Slow Query Investigation: How an Agent Routes the Work
Most slow queries belong to two or three patterns. The agent that classifies, then routes to specialised remediation paths, and the eval suite for each path.
Classify the slow query
Slow queries split into four patterns that need four different responses. Classifying first is what makes the rest of the agent’s reasoning tractable.
- Pattern A: query changed. New index missing or plan regression. Look at recent EXPLAIN diffs to confirm.
- Pattern B: data changed. Table grew, statistics are stale. Look at row counts and statistics age.
- Pattern C: contention. Lock waits, IO queue depth, buffer pressure. Look at wait events.
- Pattern D: external. Slow downstream service, slow disk, noisy neighbour. Look at correlations with infrastructure metrics.
Route to specialised remediation
Each pattern routes to a different remediation. Mixing them produces overconfident proposals on the wrong axis.
- Pattern A: index recommendation. Specific index DDL proposed; human approves; the index is applied during a low-traffic window.
- Pattern B: statistics refresh. Run ANALYZE on the table. Cheap and usually safe; can auto-apply after the trust window.
- Pattern C: lock contention. Identify the blocking session; surface the dependency chain; let humans decide whether to kill or wait.
- Pattern D: escalate.
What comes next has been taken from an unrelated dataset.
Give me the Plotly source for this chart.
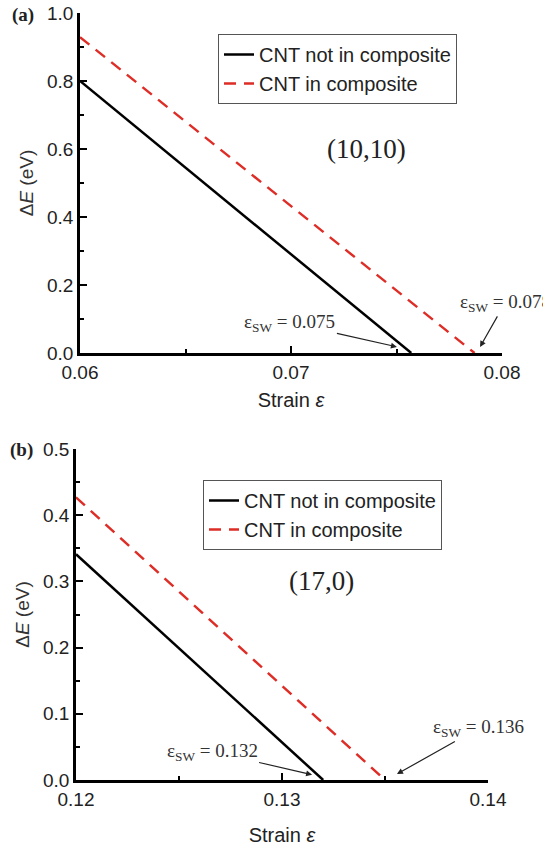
import plotly.graph_objects as go

# Panel (a): (10,10) CNT
strain_a = [0.06, 0.0757]
dE_a_not = [0.80, 0.0]
strain_a_in = [0.06, 0.0787]
dE_a_in = [0.929, 0.0]

# Panel (b): (17,0) CNT
strain_b = [0.12, 0.1320]
dE_b_not = [0.341, 0.0]
strain_b_in = [0.12, 0.1350]
dE_b_in = [0.427, 0.0]

names = ["CNT not in composite", "CNT in composite"]
RED = "rgb(222,45,38)"
SANS = "Liberation Sans, Arial, sans-serif"
SERIF = "Liberation Serif, Times New Roman, serif"

fig = go.Figure()
fig.add_trace(go.Scatter(x=strain_a, y=dE_a_not, mode="lines", name=names[0],
                         line=dict(color="black", width=2.5), xaxis="x", yaxis="y", legend="legend"))
fig.add_trace(go.Scatter(x=strain_a_in, y=dE_a_in, mode="lines", name=names[1],
                         line=dict(color=RED, width=2.5, dash="12px,8px"), xaxis="x", yaxis="y", legend="legend"))
fig.add_trace(go.Scatter(x=strain_b, y=dE_b_not, mode="lines", name=names[0],
                         line=dict(color="black", width=2.5), xaxis="x2", yaxis="y2", legend="legend2"))
fig.add_trace(go.Scatter(x=strain_b_in, y=dE_b_in, mode="lines", name=names[1],
                         line=dict(color=RED, width=2.5, dash="12px,8px"), xaxis="x2", yaxis="y2", legend="legend2"))

W, H = 543, 846
def px(x): return x / W
def py(y): return 1 - y / H

axis_common = dict(showline=True, linewidth=2.5, linecolor="black", ticks="inside",
                   ticklen=7, tickwidth=2, tickcolor="black", showgrid=False, zeroline=False,
                   mirror=False, automargin=False,
                   tickfont=dict(family=SANS, size=19, color="#222"))

xt = dict(family=SANS, size=20, color="#222")
yt = dict(family=SANS, size=19, color="#333")

fig.update_layout(
    width=W, height=H, margin=dict(l=0, r=0, t=0, b=0),
    paper_bgcolor="white", plot_bgcolor="white",
    xaxis=dict(domain=[px(80), px(502)], range=[0.06, 0.08], dtick=0.01, tickformat=".2f",
               anchor="y", title=dict(text="Strain <i>ε</i>", standoff=12, font=xt),
               minor=dict(ticks="inside", ticklen=4, tickwidth=2, dtick=0.005, tickcolor="black"),
               **axis_common),
    yaxis=dict(domain=[py(353), py(13)], range=[0, 1.0], dtick=0.2, tickformat=".1f",
               anchor="x", title=dict(text="Δ<i>E</i> (eV)", standoff=9, font=yt),
               minor=dict(ticks="inside", ticklen=4, tickwidth=2, dtick=0.1, tickcolor="black"),
               **axis_common),
    xaxis2=dict(domain=[px(76), px(488)], range=[0.12, 0.14], dtick=0.01, tickformat=".2f",
                anchor="y2", title=dict(text="Strain <i>ε</i>", standoff=30, font=xt),
                minor=dict(ticks="inside", ticklen=4, tickwidth=2, dtick=0.005, tickcolor="black"),
                **axis_common),
    yaxis2=dict(domain=[py(780), py(449)], range=[0, 0.5], dtick=0.1, tickformat=".1f",
                anchor="x2", title=dict(text="Δ<i>E</i> (eV)", standoff=9, font=yt),
                minor=dict(ticks="inside", ticklen=4, tickwidth=2, dtick=0.05, tickcolor="black"),
                **axis_common),
    legend=dict(x=px(218), y=py(34), xanchor="left", yanchor="top",
                bordercolor="#555", borderwidth=1, bgcolor="white",
                font=dict(family=SANS, size=20, color="#222"), tracegroupgap=0),
    legend2=dict(x=px(203), y=py(480), xanchor="left", yanchor="top",
                 bordercolor="#555", borderwidth=1, bgcolor="white",
                 font=dict(family=SANS, size=20, color="#222"), tracegroupgap=0),
    showlegend=True,
)

ann_font = dict(family=SERIF, size=19, color="#333")
annotations = [
    # panel labels
    dict(text="<b>(a)</b>", x=px(23), y=py(15), xref="paper", yref="paper", showarrow=False,
         xanchor="center", yanchor="middle", font=dict(family=SERIF, size=19, color="#222")),
    dict(text="<b>(b)</b>", x=px(21), y=py(450), xref="paper", yref="paper", showarrow=False,
         xanchor="center", yanchor="middle", font=dict(family=SERIF, size=19, color="#222")),
    # chirality labels
    dict(text="(10,10)", x=0.0736, y=0.6, xref="x", yref="y", showarrow=False,
         font=dict(family=SERIF, size=27, color="#222")),
    dict(text="(17,0)", x=0.1319, y=0.3, xref="x2", yref="y2", showarrow=False,
         font=dict(family=SERIF, size=27, color="#222")),
    # SW strain labels with arrows
    dict(text="ε<sub>SW</sub> = 0.075", x=0.07502, y=0.018, xref="x", yref="y",
         ax=-107, ay=-24, showarrow=True, arrowhead=2, arrowsize=1, arrowwidth=1.2,
         arrowcolor="#222", font=ann_font),
    dict(text="ε<sub>SW</sub> = 0.078", x=0.07896, y=0.018, xref="x", yref="y",
         ax=25, ay=-44, showarrow=True, arrowhead=2, arrowsize=1, arrowwidth=1.2,
         arrowcolor="#222", font=ann_font),
    dict(text="ε<sub>SW</sub> = 0.132", x=0.13146, y=0.008, xref="x2", yref="y2",
         ax=-100, ay=-23, showarrow=True, arrowhead=2, arrowsize=1, arrowwidth=1.2,
         arrowcolor="#222", font=ann_font),
    dict(text="ε<sub>SW</sub> = 0.136", x=0.13558, y=0.009, xref="x2", yref="y2",
         ax=82, ay=-46, showarrow=True, arrowhead=2, arrowsize=1, arrowwidth=1.2,
         arrowcolor="#222", font=ann_font),
]
fig.update_layout(annotations=annotations)

fig.write_html("out.html")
The slow query is a symptom of an upstream problem. The database team is not the right owner; route to the upstream service team.
Eval suite per path
Each pattern needs its own test cases. A single pass-rate metric across all four hides regressions where the agent gets one pattern right and a sibling wrong.
- Pattern A test. Query with a missing index. Agent identifies the gap and proposes correct DDL.
- Pattern B test. Query slow due to stale statistics. Agent identifies and proposes ANALYZE.
- Pattern C test. Query blocked by a lock. Agent identifies the blocker and surfaces the dependency chain.
- Pattern D test. Query slow due to disk pressure. Agent identifies the symptom and escalates without proposing a database-level fix.
Audit the routing
Routing accuracy is the metric that decides whether the rest of the agent works. Track it per pattern, not in aggregate.
- Identification accuracy. Track which pattern was identified versus which was correct in production. Disagreement is signal that the classifier needs work.
- Time-to-resolution per pattern. Pattern B usually resolves fastest; Pattern D is the slowest. The histogram tells you where to invest.
- Human acceptance rate. High rejection on Pattern A often means the agent is suggesting indexes that have hidden costs such as write amplification.
- Cross-pattern audit. Cases that look like one pattern and are really another (B masquerading as A is common) deserve a dedicated audit slice.
Trust path
Trust is earned per pattern, not for the whole agent. Auto-applying every pattern at once is a recipe for an outage.
- Read-only first 90 days. Operators see the proposed action and apply it manually. The agent records acceptance and rejection.
- Auto-apply Pattern B after 90 days. ANALYZE is low-risk and the trust history is usually clean by then.
- Pattern A after 180 days. Auto-apply index DDL only after 180 days and only during defined low-traffic windows; index changes are not low-risk.
- Patterns C and D never auto-apply. Lock kills and upstream escalations stay human-driven indefinitely; the blast radius is too uneven.